Originally published in Forbes Technology Council
Arango CEO Shekhar Iyer shares his perspective on why the real cost of agentic AI is not just infrastructure spend, but the engineering effort required to rebuild business context across fragmented systems.
As enterprises move AI agents from pilots into production, many leaders focus on visible costs such as GPU usage, token consumption and infrastructure. Shekhar argues that the larger hidden cost is often misallocated engineering effort: teams spending too much time stitching together disconnected systems instead of building features that create business value.
AI agents need accurate, real-time business context to operate reliably. When that context is scattered across systems, teams must continuously rebuild the data architecture needed to support AI. This drives higher integration costs, greater operational overhead, more latency and increased token consumption.
To avoid this trap, leaders should design data architectures for production scale from day one and measure how much engineering time is spent rebuilding context across fragmented systems.
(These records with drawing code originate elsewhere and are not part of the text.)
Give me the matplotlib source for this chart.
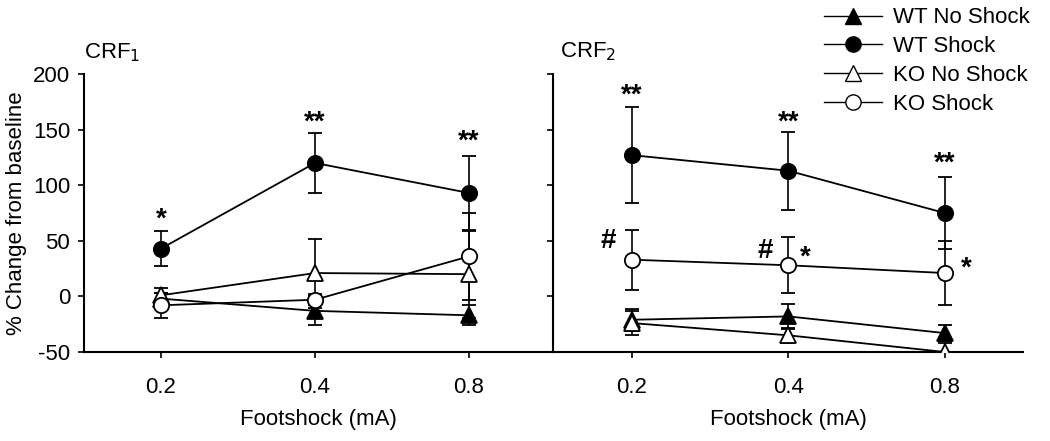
import matplotlib
matplotlib.use("Agg")
import matplotlib.pyplot as plt
from matplotlib.lines import Line2D

plt.rcParams['font.family'] = ['Liberation Sans', 'DejaVu Sans']
plt.rcParams['axes.unicode_minus'] = False

doses = ["0.2", "0.4", "0.8"]
series_names = ["WT No Shock", "WT Shock", "KO No Shock", "KO Shock"]

# CRF1 panel
crf1_wt_noshock = [-2, -13, -17]
crf1_wt_noshock_err = [5, 13, 9]
crf1_wt_shock = [43, 120, 93]
crf1_wt_shock_err = [15.5, 27, 33]
crf1_ko_noshock = [1, 21, 20]
crf1_ko_noshock_err = [7, 31, 39]
crf1_ko_shock = [-8, -3, 36]
crf1_ko_shock_err = [11, 5, 39]

# CRF2 panel
crf2_wt_noshock = [-21, -18, -33]
crf2_wt_noshock_err = [10, 11, 7]
crf2_wt_shock = [127, 113, 75]
crf2_wt_shock_err = [43, 35, 32]
crf2_ko_noshock = [-24, -35, -50]
crf2_ko_noshock_err = [11, 7, 8]
crf2_ko_shock = [33, 28, 21]
crf2_ko_shock_err = [27, 25, 29]

# significance annotations: (dose index, y value, label, x offset in index units)
crf1_marks = [(0, 69, "*", 0.0), (1, 156, "**", 0.0), (2, 139, "**", 0.0)]
crf2_marks = [(0, 181, "**", 0.0), (1, 156, "**", 0.0), (2, 119, "**", 0.0),
              (0, 50, "#", -0.15), (1, 41, "#", -0.15), (1, 35, "*", 0.11),
              (2, 25, "*", 0.14)]

styles = {
    "WT No Shock": dict(marker="^", mfc="black"),
    "WT Shock": dict(marker="o", mfc="black"),
    "KO No Shock": dict(marker="^", mfc="white"),
    "KO Shock": dict(marker="o", mfc="white"),
}

FS = 16

fig = plt.figure(figsize=(10.5, 4.41), dpi=100)
W, H = 1050, 441
ax1 = fig.add_axes([84 / W, 1 - 352 / H, (553 - 84) / W, (352 - 74) / H])
ax2 = fig.add_axes([553 / W, 1 - 352 / H, (1023 - 553) / W, (352 - 74) / H])

x = list(range(len(doses)))

def draw(ax, data, marks):
    for name, (vals, errs) in zip(series_names, data):
        st = styles[name]
        ax.errorbar(x, vals, yerr=errs, color="black", lw=1.3, elinewidth=1.2,
                    capsize=5, capthick=1.5, marker=st["marker"], mfc=st["mfc"],
                    mec="black", mew=1.3, ms=11, zorder=3)
    for i, yv, lab, dx in marks:
        ax.text(i + dx, yv, lab, ha="center", va="center", fontsize=20,
                fontweight="bold")
    ax.set_ylim(-50, 200)
    ax.set_yticks([-50, 0, 50, 100, 150, 200])
    ax.set_xticks(x)
    ax.set_xticklabels(doses)
    ax.spines["top"].set_visible(False)
    ax.spines["right"].set_visible(False)
    ax.spines["left"].set_linewidth(1.5)
    ax.spines["bottom"].set_linewidth(1.5)
    ax.tick_params(direction="out", length=4, width=1.2, labelsize=FS)
    ax.tick_params(axis="x", pad=14)
    ax.tick_params(axis="y", pad=6)
    ax.set_xlabel("Footshock (mA)", fontsize=FS, labelpad=8)

draw(ax1, [(crf1_wt_noshock, crf1_wt_noshock_err), (crf1_wt_shock, crf1_wt_shock_err),
           (crf1_ko_noshock, crf1_ko_noshock_err), (crf1_ko_shock, crf1_ko_shock_err)],
     crf1_marks)
draw(ax2, [(crf2_wt_noshock, crf2_wt_noshock_err), (crf2_wt_shock, crf2_wt_shock_err),
           (crf2_ko_noshock, crf2_ko_noshock_err), (crf2_ko_shock, crf2_ko_shock_err)],
     crf2_marks)

ax1.set_xlim(-0.5, 2.545)
ax2.set_xlim(-0.505, 2.5)
ax2.tick_params(axis="y", labelleft=False)
ax1.set_ylabel("% Change from baseline", fontsize=FS, labelpad=4)

fig.text(84 / W, 1 - 53 / H, r"CRF$_1$", fontsize=FS, ha="left", va="center")
fig.text(560 / W, 1 - 52 / H, r"CRF$_2$", fontsize=FS, ha="left", va="center")

handles = [Line2D([], [], color="black", lw=1, marker=styles[n]["marker"],
                  mfc=styles[n]["mfc"], mec="black", ms=11) for n in series_names]
fig.legend(handles, series_names, loc="upper left", bbox_to_anchor=(820 / W, 1 - 3 / H),
           frameon=False, fontsize=FS, handlelength=2.6, handletextpad=0.5,
           labelspacing=0.35, borderpad=0.2, borderaxespad=0)

fig.savefig("out.png", dpi=100)
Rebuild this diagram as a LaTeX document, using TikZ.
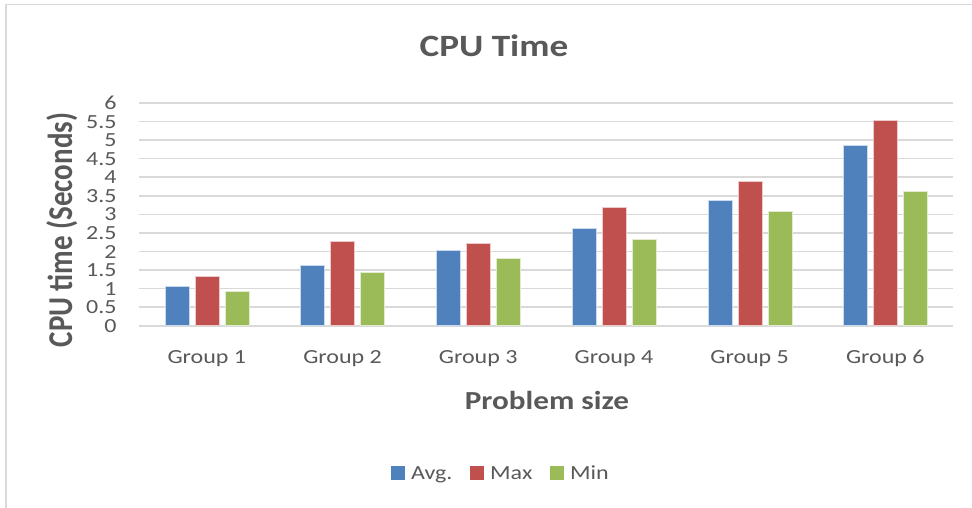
\documentclass[tikz,border=0pt]{standalone}
\usepackage{fontspec}
\setmainfont{Carlito}
\newfontfamily\cw[FakeStretch=1.2]{Carlito}
\newfontfamily\cn{Carlito}
\definecolor{txt}{HTML}{595959}
\definecolor{gridc}{HTML}{D9D9D9}
\definecolor{cblue}{HTML}{4F81BD}
\definecolor{cred}{HTML}{C0504D}
\definecolor{cgreen}{HTML}{9BBB59}
\tikzset{
  border/.style={draw=gridc, line width=1.5pt},
  gridline/.style={draw=gridc, line width=1.6pt},
  tick/.style={text=txt, font=\cw\fontsize{20}{20}\selectfont, anchor=base east, inner sep=0pt},
  grp/.style={text=txt, font=\cw\fontsize{20}{20}\selectfont, anchor=base, inner sep=0pt},
  leg/.style={text=txt, font=\cw\fontsize{20}{20}\selectfont, anchor=base west, inner sep=0pt},
  ttl/.style={text=txt, font=\cw\bfseries\fontsize{31}{31}\selectfont, anchor=base, inner sep=0pt},
  axt/.style={text=txt, font=\cw\bfseries\fontsize{26}{26}\selectfont, anchor=base, inner sep=0pt},
  bar/.style={draw=white!70!#1, line width=0.6pt, fill=#1},
}
\begin{document}
\begin{tikzpicture}[x=1pt,y=-1pt]
\useasboundingbox (0,0) rectangle (972,508);
\fill[white] (0,0) rectangle (972,508);
\draw[border] (6,508) -- (6,4.5) -- (972,4.5);
\foreach \k in {0,...,12} \draw[gridline] (139,{325.7-\k*18.56}) -- (953,{325.7-\k*18.56});
\foreach \k/\l in {0/0,1/0.5,2/1,3/1.5,4/2,5/2.5,6/3,7/3.5,8/4,9/4.5,10/5,11/5.5,12/6}
  \node[tick] (t\k) at (116.7,{325.7-\k*18.56+6.6}) {\l};
\foreach \i/\a/\m/\n in {0/1.07/1.32/0.92,1/1.64/2.28/1.44,2/2.04/2.23/1.82,3/2.62/3.19/2.32,4/3.39/3.89/3.08,5/4.86/5.53/3.63}{
  \filldraw[bar=cblue] ({139+\i*135.7+26},325.7) rectangle +(24,{-\a*37.12});
  \filldraw[bar=cred] ({139+\i*135.7+56},325.7) rectangle +(24,{-\m*37.12});
  \filldraw[bar=cgreen] ({139+\i*135.7+86},325.7) rectangle +(24,{-\n*37.12});
  \pgfmathtruncatemacro{\j}{\i+1}
  \node[grp] (g\j) at ({139+\i*135.7+67.85},363) {Group \j};
}
\node[ttl] (title) at (494,56.7) {CPU Time};
\node[axt] (xtitle) at (547,409) {Problem size};
\node[text=txt, font=\cn\bfseries\fontsize{29}{29}\selectfont, anchor=base, inner sep=0pt, xscale=1.2, rotate=90] (ytitle) at (72,230) {CPU time (Seconds)};
\fill[cblue] (390.7,466) rectangle (404.7,480);
\node[leg] (lavg) at (411,479.5) {Avg.};
\fill[cred] (470,466) rectangle (484,480);
\node[leg] (lmax) at (490,479.5) {Max};
\fill[cgreen] (550,466) rectangle (564,480);
\node[leg] (lmin) at (570,479.5) {Min};
\end{tikzpicture}
\end{document}
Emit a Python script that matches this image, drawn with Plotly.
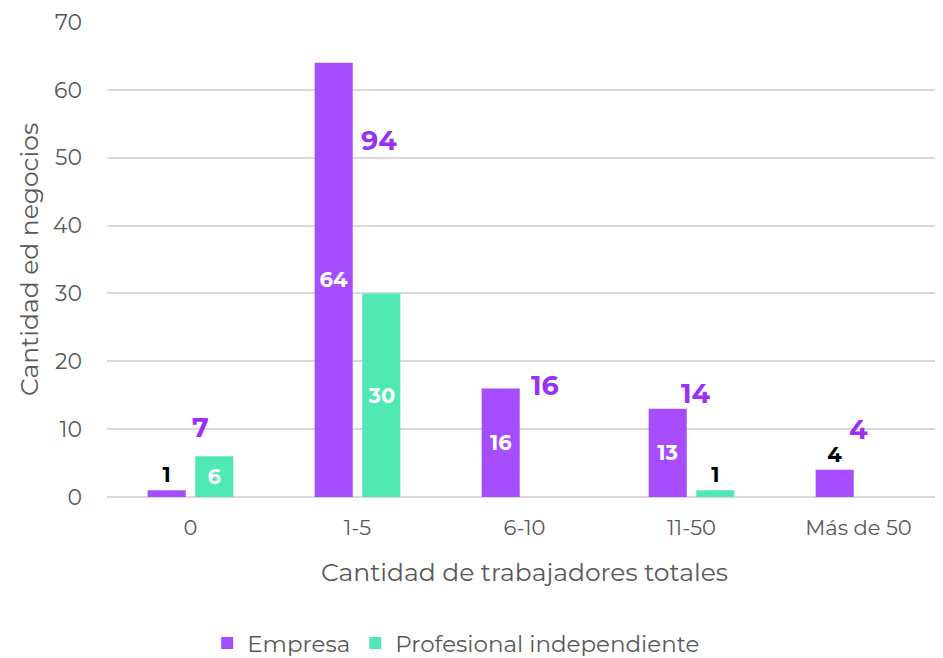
import plotly.graph_objects as go

categories = ["0", "1-5", "6-10", "11-50", "Más de 50"]
empresa = [1, 64, 16, 13, 4]
profesional = [6, 30, 0, 1, 0]
totals = [7, 94, 16, 14, 4]
y_ticks = [0, 10, 20, 30, 40, 50, 60, 70]

PURPLE = "#A64DFF"
GREEN = "#50E9B3"
TOTAL_PURPLE = "#9B30F5"
FONT = "Montserrat, Open Sans, sans-serif"


def text_props(vals, threshold=5):
    pos, col, txt = [], [], []
    for v in vals:
        if v == 0:
            txt.append("")
            pos.append("none")
            col.append("white")
        elif v < threshold:
            txt.append(str(v))
            pos.append("outside")
            col.append("black")
        else:
            txt.append(str(v))
            pos.append("inside")
            col.append("white")
    return txt, pos, col


fig = go.Figure()
for name, vals, color in [("Empresa", empresa, PURPLE), ("Profesional independiente", profesional, GREEN)]:
    txt, pos, col = text_props(vals)
    fig.add_trace(go.Bar(
        name=name, x=categories, y=vals, marker=dict(color=color, line=dict(color=color, width=0)),
        text=txt, textposition=pos, insidetextanchor="middle",
        textfont=dict(color=col, size=21, family=FONT, weight="bold"),
        cliponaxis=False,
    ))

# total labels (placed like the original)
total_y = [10.3, 52.5, 16.5, 15.3, 10]
total_dx = [10, 21, 20, 4, 0]
for c, t, ty, dx in zip(categories, totals, total_y, total_dx):
    fig.add_annotation(x=c, y=ty, text=f"<b>{t}</b>", showarrow=False, xshift=dx,
                       font=dict(size=27, color=TOTAL_PURPLE, family=FONT))

fig.update_layout(
    width=935, height=650,
    margin=dict(l=99, r=1, t=14, b=161),
    paper_bgcolor="white", plot_bgcolor="white",
    barmode="group", bargap=0.43, bargroupgap=0.2,
    font=dict(family=FONT, color="#595959", size=21),
    legend=dict(orientation="h", x=0.12, xanchor="left", yref="container", y=0.023, yanchor="middle",
                font=dict(size=23, color="#595959"), traceorder="normal", itemwidth=30),
    showlegend=True,
)
fig.update_xaxes(title=dict(text="Cantidad de trabajadores totales", font=dict(size=25, color="#595959"), standoff=24),
                 showline=False, ticks="", tickfont=dict(size=21, color="#595959"),
                 ticklabelstandoff=16, automargin=False)
fig.update_yaxes(range=[0, 70], tickvals=y_ticks, showgrid=True, gridcolor="#D9D9D9", gridwidth=2,
                 zeroline=True, zerolinecolor="#D9D9D9", zerolinewidth=2,
                 title=dict(text="Cantidad ed negocios", font=dict(size=25, color="#595959"), standoff=7),
                 tickfont=dict(size=22, color="#595959"), ticks="", ticklen=0,
                 ticklabelstandoff=24, automargin=False)

fig.write_html("out.html")
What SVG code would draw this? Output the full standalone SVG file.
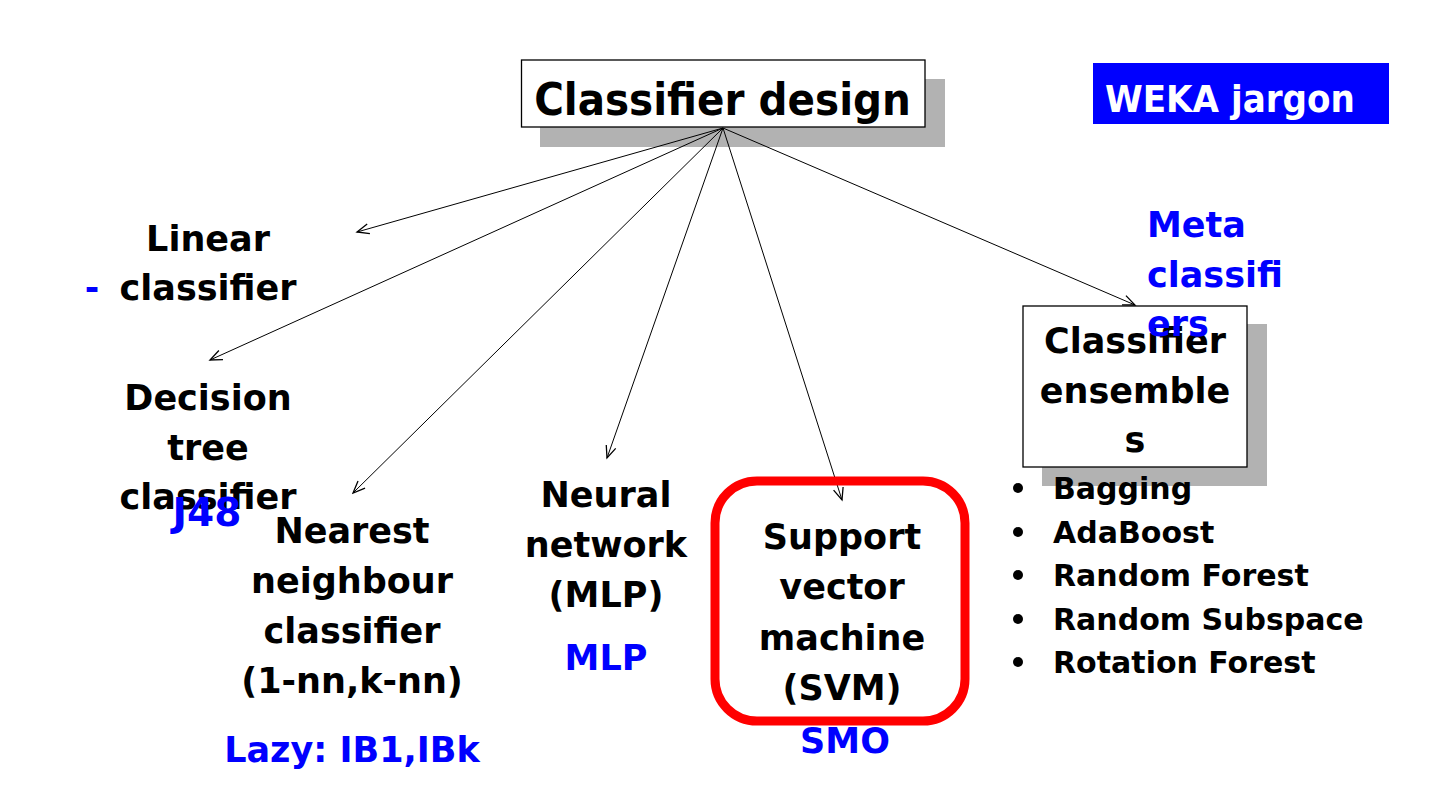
<svg xmlns="http://www.w3.org/2000/svg" width="1440" height="810" viewBox="0 0 1440 810">
<defs>
<style>
.lbl{font-family:"DejaVu Sans","Liberation Sans",sans-serif;font-weight:bold;font-size:35px;fill:#000;text-anchor:middle}
.blue{fill:#0000FF}
.title{font-family:"DejaVu Sans Condensed","DejaVu Sans","Liberation Sans",sans-serif;font-weight:bold;font-size:45px;fill:#000;text-anchor:middle}
.weka{font-family:"DejaVu Sans Condensed","DejaVu Sans","Liberation Sans",sans-serif;font-weight:bold;font-size:38px;fill:#fff}
.bul{font-family:"DejaVu Sans","Liberation Sans",sans-serif;font-weight:bold;font-size:30px;fill:#000}
.shadow{fill:#B2B2B2}
.box{fill:#fff;stroke:#000;stroke-width:1.3}
.conn{stroke:#000;stroke-width:1;fill:none;marker-end:url(#arr)}
</style>
<marker id="arr" viewBox="-14 -7 16 14" markerWidth="16" markerHeight="14" refX="0" refY="0" orient="auto" markerUnits="userSpaceOnUse">
<path d="M-12,-5 L0,0 L-12,5" fill="none" stroke="#000" stroke-width="1.3"/>
</marker>
</defs>
<rect width="1440" height="810" fill="#fff"/>

<g id="title">
<rect class="shadow" x="540" y="79" width="405" height="68"/>
<rect class="box" x="521.5" y="60" width="403.5" height="67"/>
<text class="title" x="722.5" y="115">Classifier design</text>
</g>

<g id="weka">
<rect x="1093" y="63" width="296" height="61" fill="#0000FF"/>
<text class="weka" x="1105" y="112">WEKA jargon</text>
</g>

<g id="connectors">
<line class="conn" x1="723" y1="128" x2="357" y2="232"/>
<line class="conn" x1="723" y1="128" x2="210" y2="360"/>
<line class="conn" x1="723" y1="128" x2="353" y2="493"/>
<line class="conn" x1="723" y1="128" x2="607" y2="458"/>
<line class="conn" x1="723" y1="128" x2="842" y2="500"/>
<line class="conn" x1="723" y1="128" x2="1135" y2="305"/>
</g>

<g id="linear">
<text class="lbl" x="208" y="251">Linear</text>
<text class="lbl" x="208" y="300">classifier</text>
<text class="lbl blue" x="92" y="300">-</text>
</g>

<g id="decision">
<text class="lbl" x="208" y="410">Decision</text>
<text class="lbl" x="208" y="460">tree</text>
<text class="lbl" x="208" y="509">classifier</text>
<text class="lbl blue" x="207" y="526" style="font-size:39px">J48</text>
</g>

<g id="nearest">
<text class="lbl" x="352" y="543">Nearest</text>
<text class="lbl" x="352" y="593">neighbour</text>
<text class="lbl" x="352" y="643">classifier</text>
<text class="lbl" x="352" y="693">(1-nn,k-nn)</text>
<text class="lbl blue" x="352" y="762">Lazy: IB1,IBk</text>
</g>

<g id="neural">
<text class="lbl" x="606" y="507">Neural</text>
<text class="lbl" x="606" y="557">network</text>
<text class="lbl" x="606" y="607">(MLP)</text>
<text class="lbl blue" x="606" y="670">MLP</text>
</g>

<g id="svm">
<rect x="715" y="481" width="250" height="240" rx="42" ry="42" fill="none" stroke="#FF0000" stroke-width="9"/>
<text class="lbl" x="842" y="549">Support</text>
<text class="lbl" x="842" y="599">vector</text>
<text class="lbl" x="842" y="650">machine</text>
<text class="lbl" x="842" y="700">(SVM)</text>
<text class="lbl blue" x="845" y="753">SMO</text>
</g>

<g id="ensembles">
<rect class="shadow" x="1042" y="324" width="225" height="162"/>
<rect class="box" x="1023" y="306" width="224" height="161"/>
<text class="lbl" x="1135" y="353">Classifier</text>
<text class="lbl" x="1135" y="403">ensemble</text>
<text class="lbl" x="1135" y="452">s</text>
</g>

<g id="meta">
<text class="lbl blue" x="1147" y="237" style="text-anchor:start">Meta</text>
<text class="lbl blue" x="1147" y="287" style="text-anchor:start">classifi</text>
<text class="lbl blue" x="1147" y="336" style="text-anchor:start">ers</text>
</g>

<g id="list">
<circle cx="1018" cy="488" r="5"/>
<circle cx="1018" cy="532" r="5"/>
<circle cx="1018" cy="575" r="5"/>
<circle cx="1018" cy="619" r="5"/>
<circle cx="1018" cy="662" r="5"/>
<text class="bul" x="1053" y="499">Bagging</text>
<text class="bul" x="1053" y="543">AdaBoost</text>
<text class="bul" x="1053" y="586">Random Forest</text>
<text class="bul" x="1053" y="630">Random Subspace</text>
<text class="bul" x="1053" y="673">Rotation Forest</text>
</g>
</svg>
Organizations that address data and context architecture early will be better positioned to reduce costs and scale AI successfully.
Key Takeaways
- The hidden cost of agentic AI is often engineering effort spent rebuilding business context across fragmented systems.
- AI pilots frequently break at production scale when they lack a long-term data and context architecture.
- Leaders should measure data-plumbing effort directly and design AI data architectures for production from day one.